Even if this tree were to be watered with poison—in other words, if it were to sin—there’s no problem. Agricola assures himself that the poison would be converted into “blossoming gladness”:
Yes, yes, a tree which must ascend,
No poison-gourd foredoomed to stoop!
I have God’s warrant, could I blend
All hideous sins, as in a cup,
To drink the mingled venoms up;
Secure my nature will convert
The draught to blossoming gladness fast:
Such is not the case, unfortunately, for those foredoomed to be gourds rather than trees. Even good water won’t help them:
While sweet dews turn to the gourd’s hurt,
And bloat, and while they bloat it, blast,
As from the first its lot was cast.
Browning’s poem doesn’t only help us understand how antinomians and their American descendants get a pass when it comes to sinning. It also gives us insight into the delight they appear to take when innocents are grabbed off the streets and carted off to Salvadoran or Sudanese concentration camps. Agricola takes positive delight in the prospect of looking down from his privileged position (“for as I lie, smiled on, full-fed”) on the non-elect burning in hell. He gets extra satisfaction from gazing at the misery of those who thought that, by doing good, they would at least keep “God’s anger in,” if not altogether win God’s approval. These poor suckers think good deeds will get them to heaven, not realizing that all their “striving” will be “turned to sin”:
For as I lie, smiled on, full-fed
By unexhausted power to bless,
I gaze below on hell’s fierce bed,
And those its waves of flame oppress,
Swarming in ghastly wretchedness;
Whose life on earth aspired to be
One altar-smoke, so pure! to win
If not love like God’s love for me,
At least to keep his anger in;
And all their striving turned to sin.
Priest, doctor, hermit, monk grown white
With prayer, the broken-hearted nun,
The martyr, the wan acolyte,
The incense-swinging child undone
Before God fashioned star or sun!
These poor souls, many apparently Catholic, don’t realize they were damned “before God fashioned star or sun.” The glee that Agricola takes in imagining a child undone may bring to mind those Trumpists unfazed by immigrant children torn from their mothers or killed in Gaza.

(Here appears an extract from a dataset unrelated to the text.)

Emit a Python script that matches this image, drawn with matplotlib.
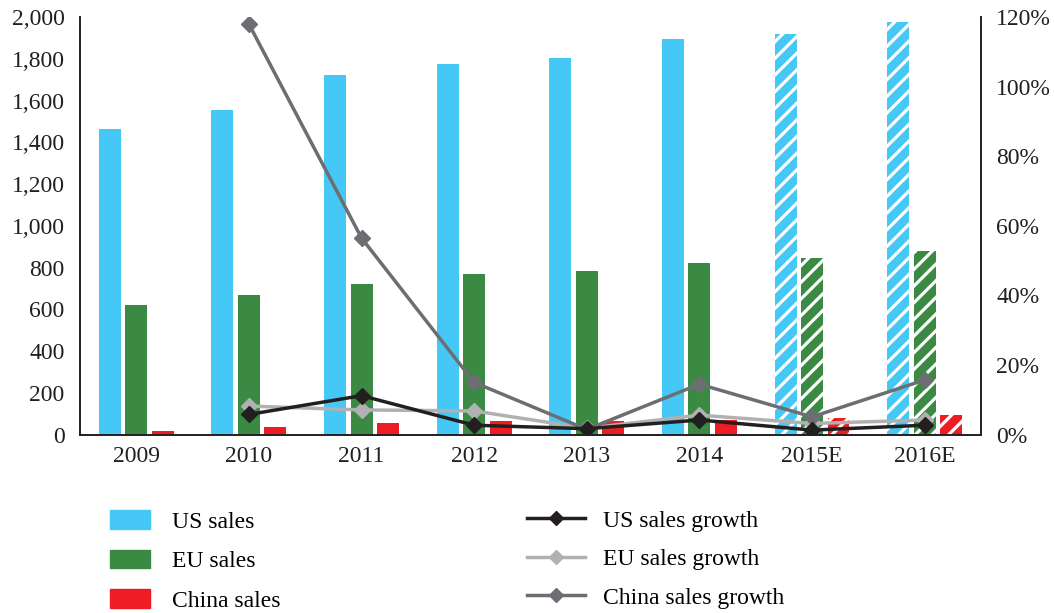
import matplotlib
matplotlib.use("Agg")
import matplotlib.pyplot as plt
import numpy as np
from matplotlib.patches import Patch
from matplotlib.lines import Line2D
from matplotlib.ticker import FuncFormatter

plt.rcParams['font.family'] = ['Liberation Serif', 'DejaVu Serif']
plt.rcParams['hatch.linewidth'] = 2.3

years = ['2009', '2010', '2011', '2012', '2013', '2014', '2015E', '2016E']
us_sales = [1465, 1556, 1724, 1777, 1805, 1897, 1920, 1975]
eu_sales = [621, 669, 722, 770, 784, 823, 847, 880]
china_sales = [15, 36, 57, 65, 65, 70, 80, 94]

# growth in %, first year has no growth value
us_growth = [np.nan, 5.8, 11.2, 2.7, 1.7, 4.2, 1.3, 2.7]
eu_growth = [np.nan, 8.2, 7.1, 6.8, 1.8, 5.6, 3.2, 4.2]
china_growth = [np.nan, 118, 56.5, 15.0, 1.5, 14.5, 5.1, 15.7]

blue = '#45C8F5'
green = '#3A8A44'
red = '#EE1D23'
c_us = '#231F20'
c_eu = '#B1B1B1'
c_cn = '#6D6E71'

fs = 17

fig = plt.figure(figsize=(10.54, 6.13), dpi=100)
ax = fig.add_axes([0.0759, 0.291, 0.8548, 0.681])
ax2 = ax.twinx()

x = np.arange(len(years))
w = 0.195
off = 0.235
n_act = 6  # actual years, the rest are estimates

for vals, dx, col in [(us_sales, -off, blue), (eu_sales, 0, green), (china_sales, off, red)]:
    ax.bar(x[:n_act] + dx, vals[:n_act], w, color=col, linewidth=0)
    ax.bar(x[n_act:] + dx, vals[n_act:], w, facecolor=col, edgecolor='white',
           hatch='//', linewidth=0)

lw = 2.5
ms = 8
ax2.plot(x, eu_growth, color=c_eu, lw=lw, marker='D', ms=ms, zorder=3)
ax2.plot(x, china_growth, color=c_cn, lw=lw, marker='D', ms=ms, zorder=4)
ax2.plot(x, us_growth, color=c_us, lw=lw, marker='D', ms=ms, zorder=5)

ax.set_xlim(-0.5, len(years) - 0.5)
ax.set_ylim(0, 2000)
ax.set_yticks(np.arange(0, 2001, 200))
ax.yaxis.set_major_formatter(FuncFormatter(lambda v, p: f'{int(v):,}'))
ax2.set_ylim(0, 120)
ax2.set_yticks(np.arange(0, 121, 20))
ax2.yaxis.set_major_formatter(FuncFormatter(lambda v, p: f'{int(v)}%'))
ax.set_xticks(x)
ax.set_xticklabels(years)

for a in (ax, ax2):
    a.spines['top'].set_visible(False)
    a.tick_params(length=0, labelsize=fs, colors='#231F20')
    for s in ('left', 'right', 'bottom'):
        a.spines[s].set_color('#231F20')
        a.spines[s].set_linewidth(1.2)
ax.tick_params(axis='y', pad=11)
ax.tick_params(axis='x', pad=8)
ax2.tick_params(axis='y', pad=11)

bar_handles = [Patch(color=blue, label='US sales'),
               Patch(color=green, label='EU sales'),
               Patch(color=red, label='China sales')]
line_handles = [Line2D([], [], color=c_us, lw=lw, marker='D', ms=7, label='US sales growth'),
                Line2D([], [], color=c_eu, lw=lw, marker='D', ms=7, label='EU sales growth'),
                Line2D([], [], color=c_cn, lw=lw, marker='D', ms=7, label='China sales growth')]

fig.legend(handles=bar_handles, loc='upper left', bbox_to_anchor=(0.104, 0.168),
           frameon=False, fontsize=fs, handlelength=1.7, handleheight=0.85,
           handletextpad=0.93, labelspacing=0.72, borderpad=0, borderaxespad=0)
fig.legend(handles=line_handles, loc='upper left', bbox_to_anchor=(0.5, 0.168),
           frameon=False, fontsize=fs, handlelength=2.46, handletextpad=0.76,
           labelspacing=0.72, borderpad=0, borderaxespad=0)

fig.savefig('out.png', dpi=100)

As is customary with Browning, the poem ends with a final twist. How would Agricola feel if God did in fact allow such souls to bargain for his love and, through the price of good deeds, end up at his right hand? Well, that would be a God that didn’t live up to the antinomian’s high standards and who would therefore lose his respect and praise:
God, whom I praise; how could I praise,
If such as I might understand,
Make out and reckon on his ways,
And bargain for his love, and stand,
Paying a price, at his right hand?
I suspect that few if any of Trump’s followers label themselves antinomian. But once you start seeing yourselves as elect and others as damned—once you have a mechanism for dismissing your own sins while condemning your enemies to hell—you reveal your kinship with Browning’s Agricola.
Of course, through the dramatic monologue genre Browning reveals his speaker to be guilty of overweening pride, the deadliest of the seven deadly sins. Agricola and many of Trump’s followers, however, would just call this faith that God has singled them out for special favor.